Cloud Strikes Highlight Digital Dependence
The recent attacks on AWS facilities in the Middle East underscore a critical vulnerability for African fintech companies that rely heavily on global cloud infrastructure. While direct outages were not reported in Africa, the incidents revealed how concentrated digital assets have become and what happens when geopolitical risk materializes.
The Scale of Exposure
On March 1, 2026, Iranian drones struck multiple AWS data centers across the Gulf region, disrupting services for Emirates NBD, Abu Dhabi Commercial Bank, Alaan, Hubpay, Careem, and SadaPay—among others. This highlighted a key risk factor in Africa’s digital economy: its reliance on infrastructure located outside continental borders.
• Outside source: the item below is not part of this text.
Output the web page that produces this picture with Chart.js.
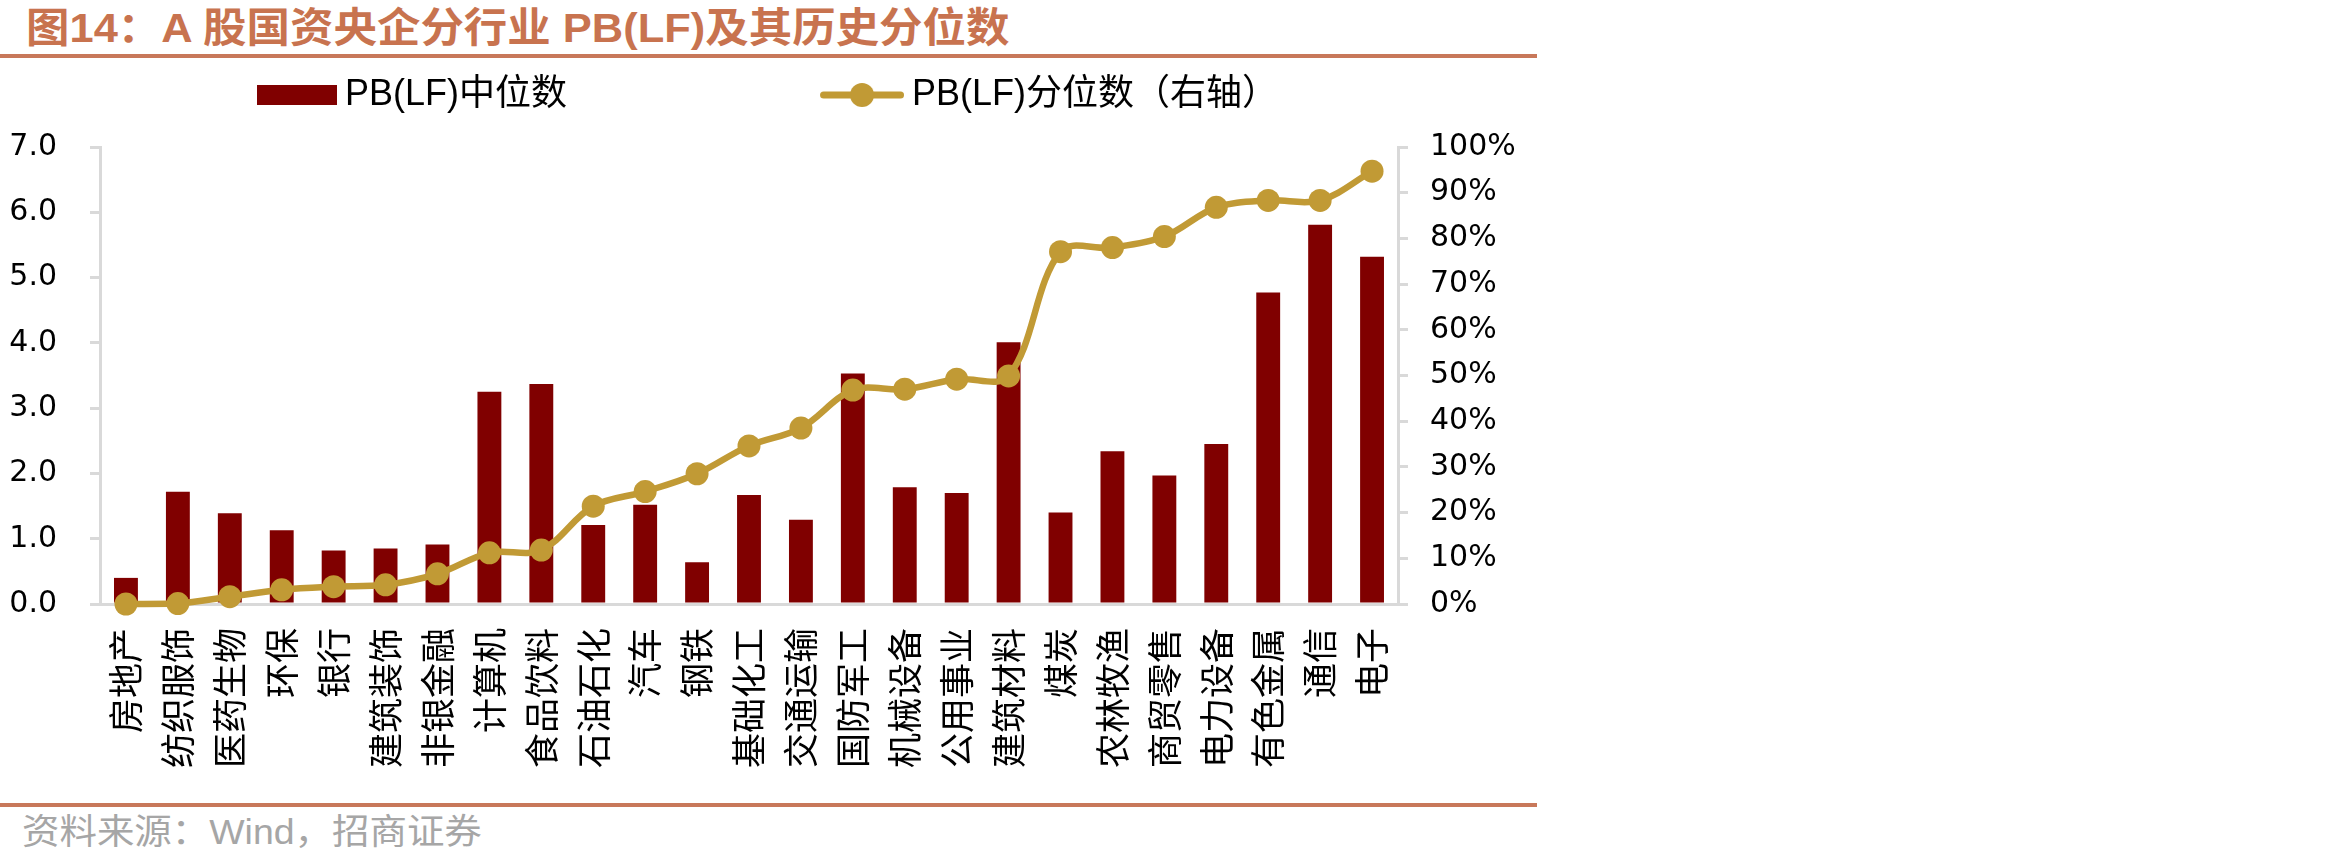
<!DOCTYPE html>
<html>
<head>
<meta charset="utf-8">
<script src="https://cdn.jsdelivr.net/npm/chart.js@4.4.1/dist/chart.umd.min.js"></script>
<style>
  html, body { margin: 0; padding: 0; background: #ffffff; }
  #wrap { position: relative; width: 2350px; height: 865px; overflow: hidden; background: #fff; }
  #title { position: absolute; left: 26px; top: 8px; font: bold 41px "Liberation Sans", "Noto Sans CJK SC", sans-serif; line-height: 41px; color: #C8734F; white-space: nowrap; transform: scaleX(1.06); transform-origin: left top; }
  .rule { position: absolute; left: 0; width: 1537px; height: 4px; background: #C8785A; }
  #src { position: absolute; left: 22px; top: 814px; font: 35px "Liberation Sans", "Noto Sans CJK SC", sans-serif; line-height: 35px; color: #A6A6A6; white-space: nowrap; transform: scaleX(1.07); transform-origin: left top; }
  #c { position: absolute; left: 0; top: 0; }
</style>
</head>
<body>
<div id="wrap">
  <div id="title">图14：A 股国资央企分行业 PB(LF)及其历史分位数</div>
  <div class="rule" style="top:54px"></div>
  <canvas id="c" width="1537" height="800"></canvas>
  <div class="rule" style="top:803px"></div>
  <div id="src">资料来源：Wind，招商证券</div>
</div>
<script>
// ---- data ----
const categories = ['房地产','纺织服饰','医药生物','环保','银行','建筑装饰','非银金融','计算机','食品饮料','石油石化','汽车','钢铁','基础化工','交通运输','国防军工','机械设备','公用事业','建筑材料','煤炭','农林牧渔','商贸零售','电力设备','有色金属','通信','电子'];
const pbMedian = [0.40,1.72,1.39,1.13,0.82,0.85,0.91,3.25,3.37,1.21,1.52,0.64,1.67,1.29,3.53,1.79,1.70,4.01,1.40,2.34,1.97,2.45,4.77,5.81,5.32];
const pbPercentile = [0.0,0.1,1.6,3.1,3.8,4.2,6.6,11.2,11.8,21.4,24.6,28.5,34.6,38.5,46.8,47.0,49.2,49.9,77.1,78.0,80.4,86.8,88.3,88.3,94.7];
const seriesNames = ['PB(LF)中位数', 'PB(LF)分位数（右轴）'];
const leftTicks = { min: 0, max: 7, step: 1 };
const rightTicks = { min: 0, max: 100, step: 10 };

const BAR_COLOR = '#800000';
const LINE_COLOR = '#C19A35';
const AXIS_COLOR = '#D9D9D9';
const LATIN_CJK = '"Liberation Sans", "Noto Sans CJK SC", sans-serif';

// legend swatches (right-aligned content inside a wide transparent image)
const SW_W = 340;
function makeBarSwatch() {
  const c = document.createElement('canvas');
  c.width = SW_W; c.height = 24;
  const g = c.getContext('2d');
  g.fillStyle = BAR_COLOR;
  g.fillRect(SW_W - 80, 2, 80, 20);
  return c;
}
function makeLineSwatch() {
  const c = document.createElement('canvas');
  c.width = SW_W; c.height = 26;
  const g = c.getContext('2d');
  g.strokeStyle = LINE_COLOR;
  g.lineWidth = 7;
  g.lineCap = 'round';
  g.beginPath();
  g.moveTo(SW_W - 84 + 3.5, 13);
  g.lineTo(SW_W - 3.5, 13);
  g.stroke();
  g.fillStyle = LINE_COLOR;
  g.beginPath();
  g.arc(SW_W - 42, 13, 12, 0, Math.PI * 2);
  g.fill();
  return c;
}
const barSwatch = makeBarSwatch();
const lineSwatch = makeLineSwatch();

const legendSpacer = {
  id: 'legendSpacer',
  beforeLayout(chart) {
    const lg = chart.legend;
    if (lg && !lg._spacerPatched) {
      const orig = lg.fit;
      lg.fit = function () { orig.call(this); this.height += 24; };
      lg._spacerPatched = true;
    }
  }
};

new Chart(document.getElementById('c'), {
  data: {
    labels: categories,
    datasets: [
      {
        type: 'line',
        label: seriesNames[1],
        data: pbPercentile,
        yAxisID: 'y1',
        borderColor: LINE_COLOR,
        backgroundColor: LINE_COLOR,
        borderWidth: 6.5,
        tension: 0.35,
        pointRadius: 11.5,
        pointHoverRadius: 11.5,
        pointBorderWidth: 0,
        pointBackgroundColor: LINE_COLOR,
        borderJoinStyle: 'round',
        borderCapStyle: 'round',
        clip: false,
        order: 0
      },
      {
        type: 'bar',
        label: seriesNames[0],
        data: pbMedian,
        yAxisID: 'y',
        backgroundColor: BAR_COLOR,
        borderWidth: 0,
        categoryPercentage: 1.0,
        barPercentage: 0.46,
        order: 1
      }
    ]
  },
  options: {
    responsive: false,
    animation: false,
    devicePixelRatio: 1,
    layout: { padding: { top: 70, left: 0, right: 0, bottom: 0 } },
    plugins: {
      tooltip: { enabled: false },
      legend: {
        display: true,
        position: 'top',
        align: 'start',
        labels: {
          usePointStyle: true,
          pointStyleWidth: 320,
          padding: 7,
          color: '#000',
          font: { family: LATIN_CJK, size: 36 },
          generateLabels: () => [
            { text: seriesNames[0], pointStyle: barSwatch, fillStyle: BAR_COLOR, strokeStyle: BAR_COLOR, lineWidth: 0, hidden: false, datasetIndex: 1 },
            { text: seriesNames[1], pointStyle: lineSwatch, fillStyle: LINE_COLOR, strokeStyle: LINE_COLOR, lineWidth: 0, hidden: false, datasetIndex: 0 }
          ]
        }
      }
    },
    scales: {
      x: {
        type: 'category',
        offset: true,
        grid: { display: false, drawTicks: false },
        border: { display: true, color: AXIS_COLOR, width: 3 },
        ticks: {
          autoSkip: false,
          maxRotation: 90,
          minRotation: 90,
          padding: 24,
          color: '#000',
          font: { family: '"Noto Sans CJK SC", sans-serif', size: 35 }
        },
        afterFit(s) { s.height = 196; }
      },
      y: {
        position: 'left',
        min: leftTicks.min,
        max: leftTicks.max,
        ticks: {
          stepSize: leftTicks.step,
          padding: 33,
          color: '#000',
          font: { family: '"DejaVu Sans", sans-serif', size: 30 },
          callback: v => Number(v).toFixed(1)
        },
        grid: { drawOnChartArea: false, drawTicks: true, tickLength: 10, color: AXIS_COLOR, lineWidth: 3 },
        border: { display: true, color: AXIS_COLOR, width: 3 },
        afterFit(s) { s.width = 100; }
      },
      y1: {
        position: 'right',
        min: rightTicks.min,
        max: rightTicks.max,
        ticks: {
          stepSize: rightTicks.step,
          padding: 22,
          color: '#000',
          font: { family: '"DejaVu Sans", sans-serif', size: 30 },
          callback: v => v + '%'
        },
        grid: { drawOnChartArea: false, drawTicks: true, tickLength: 10, color: AXIS_COLOR, lineWidth: 3 },
        border: { display: true, color: AXIS_COLOR, width: 3 },
        afterFit(s) { s.width = 139; }
      }
    }
  },
  plugins: [legendSpacer]
});
</script>
</body>
</html>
Nigeria, with 109 million internet users, is particularly exposed. Fintech giants like Flutterwave and Paystack process billions of dollars through systems largely hosted in Europe, the US, and South Africa—creating a dependency that extends far beyond national jurisdiction.
The Geography Problem
Africa accounts for just 0.6% of global data center capacity despite rapid digital adoption. While AWS invested $15.6 billion rand (with another $30.4 billion pledged through 2029) in its Cape Town region—the only full AWS infrastructure on the continent—most African traffic still passes through distant hubs.
The Iran strikes demonstrated that even multi-availability zone architectures have limits when conflict zones encompass entire regions, challenging assumptions about resilience and redundancy.